TASK STATEMENT: Omit all images. Transcribe the rest of the material below exactly.
------
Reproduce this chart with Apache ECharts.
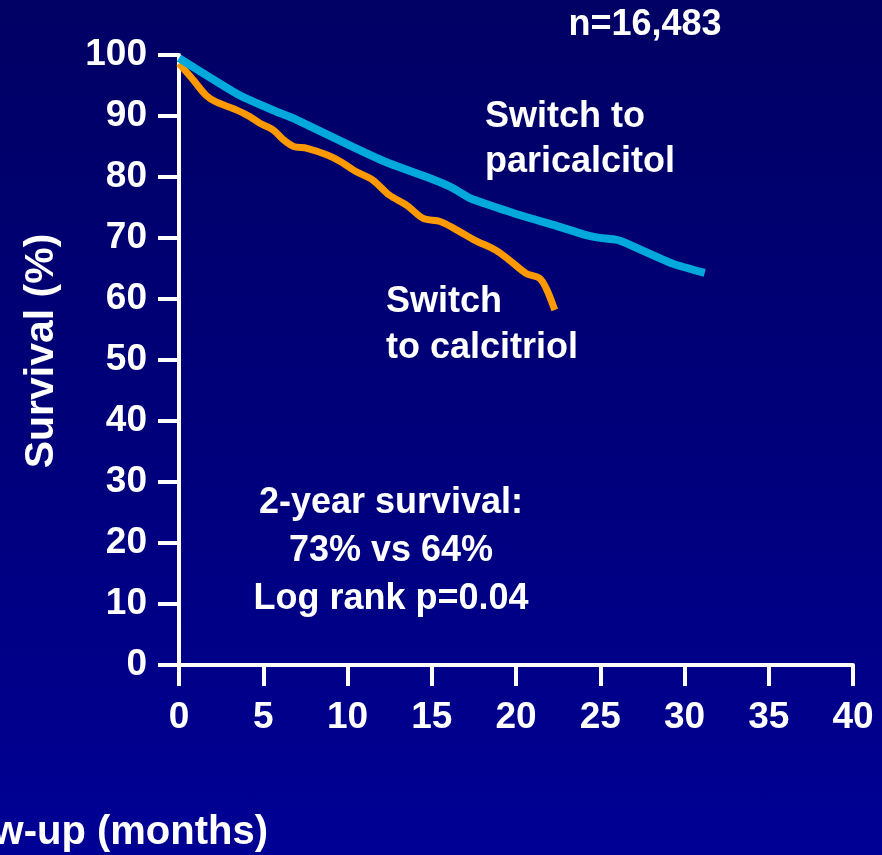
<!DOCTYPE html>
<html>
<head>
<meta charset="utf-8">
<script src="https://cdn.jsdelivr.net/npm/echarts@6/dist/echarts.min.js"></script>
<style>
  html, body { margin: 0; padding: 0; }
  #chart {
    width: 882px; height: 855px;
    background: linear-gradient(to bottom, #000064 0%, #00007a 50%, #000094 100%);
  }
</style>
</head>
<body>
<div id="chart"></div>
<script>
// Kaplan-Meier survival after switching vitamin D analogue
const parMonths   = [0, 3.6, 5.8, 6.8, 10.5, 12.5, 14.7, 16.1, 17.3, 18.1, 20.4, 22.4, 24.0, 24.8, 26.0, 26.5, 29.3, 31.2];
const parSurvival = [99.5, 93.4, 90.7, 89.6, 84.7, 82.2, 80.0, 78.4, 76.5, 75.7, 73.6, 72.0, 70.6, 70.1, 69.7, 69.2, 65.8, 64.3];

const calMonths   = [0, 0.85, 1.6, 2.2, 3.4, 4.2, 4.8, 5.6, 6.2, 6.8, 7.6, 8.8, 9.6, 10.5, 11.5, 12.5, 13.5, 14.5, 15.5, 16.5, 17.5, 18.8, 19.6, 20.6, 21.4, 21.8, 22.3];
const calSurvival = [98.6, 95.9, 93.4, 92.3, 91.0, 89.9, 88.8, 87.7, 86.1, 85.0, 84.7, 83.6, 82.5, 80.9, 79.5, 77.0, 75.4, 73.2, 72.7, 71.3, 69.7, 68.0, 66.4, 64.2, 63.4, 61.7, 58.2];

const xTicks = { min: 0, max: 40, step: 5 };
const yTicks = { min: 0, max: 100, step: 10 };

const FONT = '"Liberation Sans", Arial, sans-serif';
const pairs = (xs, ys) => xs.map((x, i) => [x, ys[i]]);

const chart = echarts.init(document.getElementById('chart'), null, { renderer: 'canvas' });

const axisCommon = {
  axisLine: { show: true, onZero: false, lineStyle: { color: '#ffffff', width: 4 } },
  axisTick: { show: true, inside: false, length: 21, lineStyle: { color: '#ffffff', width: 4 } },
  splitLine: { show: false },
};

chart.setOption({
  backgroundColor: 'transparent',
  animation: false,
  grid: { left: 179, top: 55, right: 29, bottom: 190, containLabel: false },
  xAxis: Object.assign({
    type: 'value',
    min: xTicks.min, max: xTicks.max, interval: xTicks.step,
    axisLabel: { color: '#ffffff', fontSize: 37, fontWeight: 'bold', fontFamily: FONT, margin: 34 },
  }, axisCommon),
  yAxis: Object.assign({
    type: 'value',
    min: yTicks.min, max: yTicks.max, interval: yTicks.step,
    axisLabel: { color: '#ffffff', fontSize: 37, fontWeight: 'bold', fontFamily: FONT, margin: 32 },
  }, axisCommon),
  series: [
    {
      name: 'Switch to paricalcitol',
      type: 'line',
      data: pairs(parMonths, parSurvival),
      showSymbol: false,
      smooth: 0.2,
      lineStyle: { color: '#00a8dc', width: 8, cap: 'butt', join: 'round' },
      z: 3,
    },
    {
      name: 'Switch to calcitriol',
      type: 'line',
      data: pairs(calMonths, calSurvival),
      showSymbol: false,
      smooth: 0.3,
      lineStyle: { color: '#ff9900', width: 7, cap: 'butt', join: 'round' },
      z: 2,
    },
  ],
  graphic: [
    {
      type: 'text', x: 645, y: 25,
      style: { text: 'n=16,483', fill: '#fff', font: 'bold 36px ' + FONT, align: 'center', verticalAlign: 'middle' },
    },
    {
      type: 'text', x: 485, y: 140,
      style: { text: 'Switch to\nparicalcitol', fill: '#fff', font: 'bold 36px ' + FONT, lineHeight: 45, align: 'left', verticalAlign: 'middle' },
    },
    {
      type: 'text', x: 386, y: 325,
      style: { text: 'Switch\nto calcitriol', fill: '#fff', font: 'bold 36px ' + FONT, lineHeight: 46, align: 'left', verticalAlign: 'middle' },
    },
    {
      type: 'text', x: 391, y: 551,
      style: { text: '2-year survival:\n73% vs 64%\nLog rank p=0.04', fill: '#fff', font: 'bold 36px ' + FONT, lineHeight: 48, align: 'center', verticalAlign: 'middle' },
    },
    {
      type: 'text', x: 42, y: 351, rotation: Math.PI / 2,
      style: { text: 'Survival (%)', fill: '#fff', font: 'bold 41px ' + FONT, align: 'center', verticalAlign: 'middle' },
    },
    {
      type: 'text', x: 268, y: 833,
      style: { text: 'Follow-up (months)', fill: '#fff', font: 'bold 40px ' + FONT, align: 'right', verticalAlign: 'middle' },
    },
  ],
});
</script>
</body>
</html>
------
FULL OUTPUT:
Reproduce this chart with Apache ECharts.
<!DOCTYPE html>
<html>
<head>
<meta charset="utf-8">
<script src="https://cdn.jsdelivr.net/npm/echarts@6/dist/echarts.min.js"></script>
<style>
  html, body { margin: 0; padding: 0; }
  #chart {
    width: 882px; height: 855px;
    background: linear-gradient(to bottom, #000064 0%, #00007a 50%, #000094 100%);
  }
</style>
</head>
<body>
<div id="chart"></div>
<script>
// Kaplan-Meier survival after switching vitamin D analogue
const parMonths   = [0, 3.6, 5.8, 6.8, 10.5, 12.5, 14.7, 16.1, 17.3, 18.1, 20.4, 22.4, 24.0, 24.8, 26.0, 26.5, 29.3, 31.2];
const parSurvival = [99.5, 93.4, 90.7, 89.6, 84.7, 82.2, 80.0, 78.4, 76.5, 75.7, 73.6, 72.0, 70.6, 70.1, 69.7, 69.2, 65.8, 64.3];

const calMonths   = [0, 0.85, 1.6, 2.2, 3.4, 4.2, 4.8, 5.6, 6.2, 6.8, 7.6, 8.8, 9.6, 10.5, 11.5, 12.5, 13.5, 14.5, 15.5, 16.5, 17.5, 18.8, 19.6, 20.6, 21.4, 21.8, 22.3];
const calSurvival = [98.6, 95.9, 93.4, 92.3, 91.0, 89.9, 88.8, 87.7, 86.1, 85.0, 84.7, 83.6, 82.5, 80.9, 79.5, 77.0, 75.4, 73.2, 72.7, 71.3, 69.7, 68.0, 66.4, 64.2, 63.4, 61.7, 58.2];

const xTicks = { min: 0, max: 40, step: 5 };
const yTicks = { min: 0, max: 100, step: 10 };

const FONT = '"Liberation Sans", Arial, sans-serif';
const pairs = (xs, ys) => xs.map((x, i) => [x, ys[i]]);

const chart = echarts.init(document.getElementById('chart'), null, { renderer: 'canvas' });

const axisCommon = {
  axisLine: { show: true, onZero: false, lineStyle: { color: '#ffffff', width: 4 } },
  axisTick: { show: true, inside: false, length: 21, lineStyle: { color: '#ffffff', width: 4 } },
  splitLine: { show: false },
};

chart.setOption({
  backgroundColor: 'transparent',
  animation: false,
  grid: { left: 179, top: 55, right: 29, bottom: 190, containLabel: false },
  xAxis: Object.assign({
    type: 'value',
    min: xTicks.min, max: xTicks.max, interval: xTicks.step,
    axisLabel: { color: '#ffffff', fontSize: 37, fontWeight: 'bold', fontFamily: FONT, margin: 34 },
  }, axisCommon),
  yAxis: Object.assign({
    type: 'value',
    min: yTicks.min, max: yTicks.max, interval: yTicks.step,
    axisLabel: { color: '#ffffff', fontSize: 37, fontWeight: 'bold', fontFamily: FONT, margin: 32 },
  }, axisCommon),
  series: [
    {
      name: 'Switch to paricalcitol',
      type: 'line',
      data: pairs(parMonths, parSurvival),
      showSymbol: false,
      smooth: 0.2,
      lineStyle: { color: '#00a8dc', width: 8, cap: 'butt', join: 'round' },
      z: 3,
    },
    {
      name: 'Switch to calcitriol',
      type: 'line',
      data: pairs(calMonths, calSurvival),
      showSymbol: false,
      smooth: 0.3,
      lineStyle: { color: '#ff9900', width: 7, cap: 'butt', join: 'round' },
      z: 2,
    },
  ],
  graphic: [
    {
      type: 'text', x: 645, y: 25,
      style: { text: 'n=16,483', fill: '#fff', font: 'bold 36px ' + FONT, align: 'center', verticalAlign: 'middle' },
    },
    {
      type: 'text', x: 485, y: 140,
      style: { text: 'Switch to\nparicalcitol', fill: '#fff', font: 'bold 36px ' + FONT, lineHeight: 45, align: 'left', verticalAlign: 'middle' },
    },
    {
      type: 'text', x: 386, y: 325,
      style: { text: 'Switch\nto calcitriol', fill: '#fff', font: 'bold 36px ' + FONT, lineHeight: 46, align: 'left', verticalAlign: 'middle' },
    },
    {
      type: 'text', x: 391, y: 551,
      style: { text: '2-year survival:\n73% vs 64%\nLog rank p=0.04', fill: '#fff', font: 'bold 36px ' + FONT, lineHeight: 48, align: 'center', verticalAlign: 'middle' },
    },
    {
      type: 'text', x: 42, y: 351, rotation: Math.PI / 2,
      style: { text: 'Survival (%)', fill: '#fff', font: 'bold 41px ' + FONT, align: 'center', verticalAlign: 'middle' },
    },
    {
      type: 'text', x: 268, y: 833,
      style: { text: 'Follow-up (months)', fill: '#fff', font: 'bold 40px ' + FONT, align: 'right', verticalAlign: 'middle' },
    },
  ],
});
</script>
</body>
</html>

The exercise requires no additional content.